>> BEGIN Dataset extract
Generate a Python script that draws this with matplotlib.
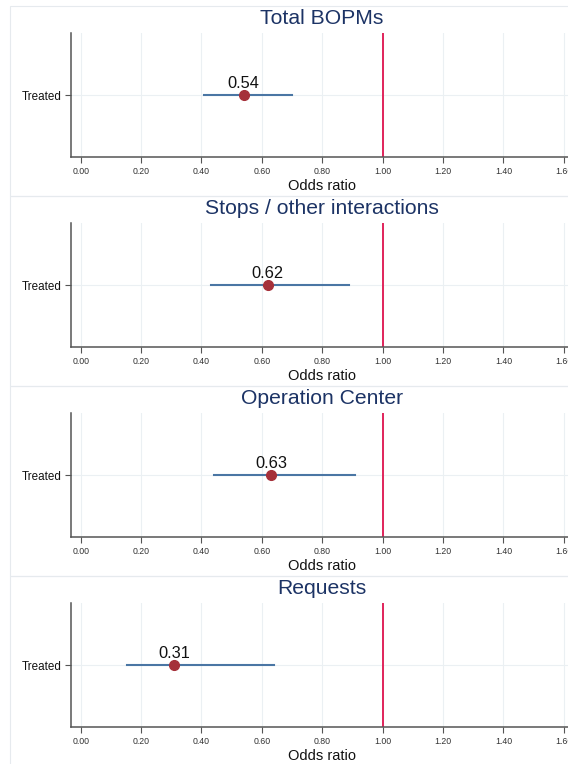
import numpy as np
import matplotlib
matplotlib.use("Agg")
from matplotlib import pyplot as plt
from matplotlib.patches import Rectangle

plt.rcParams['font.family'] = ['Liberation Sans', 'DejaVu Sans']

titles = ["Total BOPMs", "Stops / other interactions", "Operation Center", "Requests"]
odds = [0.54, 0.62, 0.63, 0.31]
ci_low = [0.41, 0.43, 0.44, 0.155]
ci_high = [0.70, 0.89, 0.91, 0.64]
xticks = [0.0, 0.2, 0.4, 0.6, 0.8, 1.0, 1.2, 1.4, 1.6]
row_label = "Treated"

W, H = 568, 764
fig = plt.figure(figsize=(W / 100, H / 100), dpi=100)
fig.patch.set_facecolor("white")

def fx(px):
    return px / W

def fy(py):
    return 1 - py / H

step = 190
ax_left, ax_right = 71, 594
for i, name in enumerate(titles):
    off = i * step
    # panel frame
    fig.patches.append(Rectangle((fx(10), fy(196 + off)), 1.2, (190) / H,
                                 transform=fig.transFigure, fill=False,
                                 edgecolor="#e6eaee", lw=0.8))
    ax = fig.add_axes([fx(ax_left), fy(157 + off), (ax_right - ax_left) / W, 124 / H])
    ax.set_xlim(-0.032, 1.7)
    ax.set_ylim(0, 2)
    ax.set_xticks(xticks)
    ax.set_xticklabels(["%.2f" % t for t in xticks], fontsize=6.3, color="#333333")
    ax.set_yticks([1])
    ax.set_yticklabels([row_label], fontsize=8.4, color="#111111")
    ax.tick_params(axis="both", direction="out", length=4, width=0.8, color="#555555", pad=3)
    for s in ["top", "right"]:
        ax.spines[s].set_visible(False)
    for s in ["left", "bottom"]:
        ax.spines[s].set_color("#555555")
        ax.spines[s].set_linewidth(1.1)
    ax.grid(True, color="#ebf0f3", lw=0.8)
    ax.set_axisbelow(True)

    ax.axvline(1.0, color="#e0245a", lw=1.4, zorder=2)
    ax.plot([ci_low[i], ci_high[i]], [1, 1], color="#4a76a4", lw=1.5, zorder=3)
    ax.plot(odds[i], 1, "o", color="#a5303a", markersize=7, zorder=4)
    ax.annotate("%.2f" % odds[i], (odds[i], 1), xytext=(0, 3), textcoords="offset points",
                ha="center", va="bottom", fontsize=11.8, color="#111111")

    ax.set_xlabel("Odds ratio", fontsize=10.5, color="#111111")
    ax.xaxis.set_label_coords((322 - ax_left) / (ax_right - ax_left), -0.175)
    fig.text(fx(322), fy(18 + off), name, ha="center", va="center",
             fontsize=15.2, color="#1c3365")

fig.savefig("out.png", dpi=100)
>> END Dataset extract
Work instructions :: Work through the data and report how many of its lines hold the word "matplotlib", giving only the figure.

Answer to this task :: 5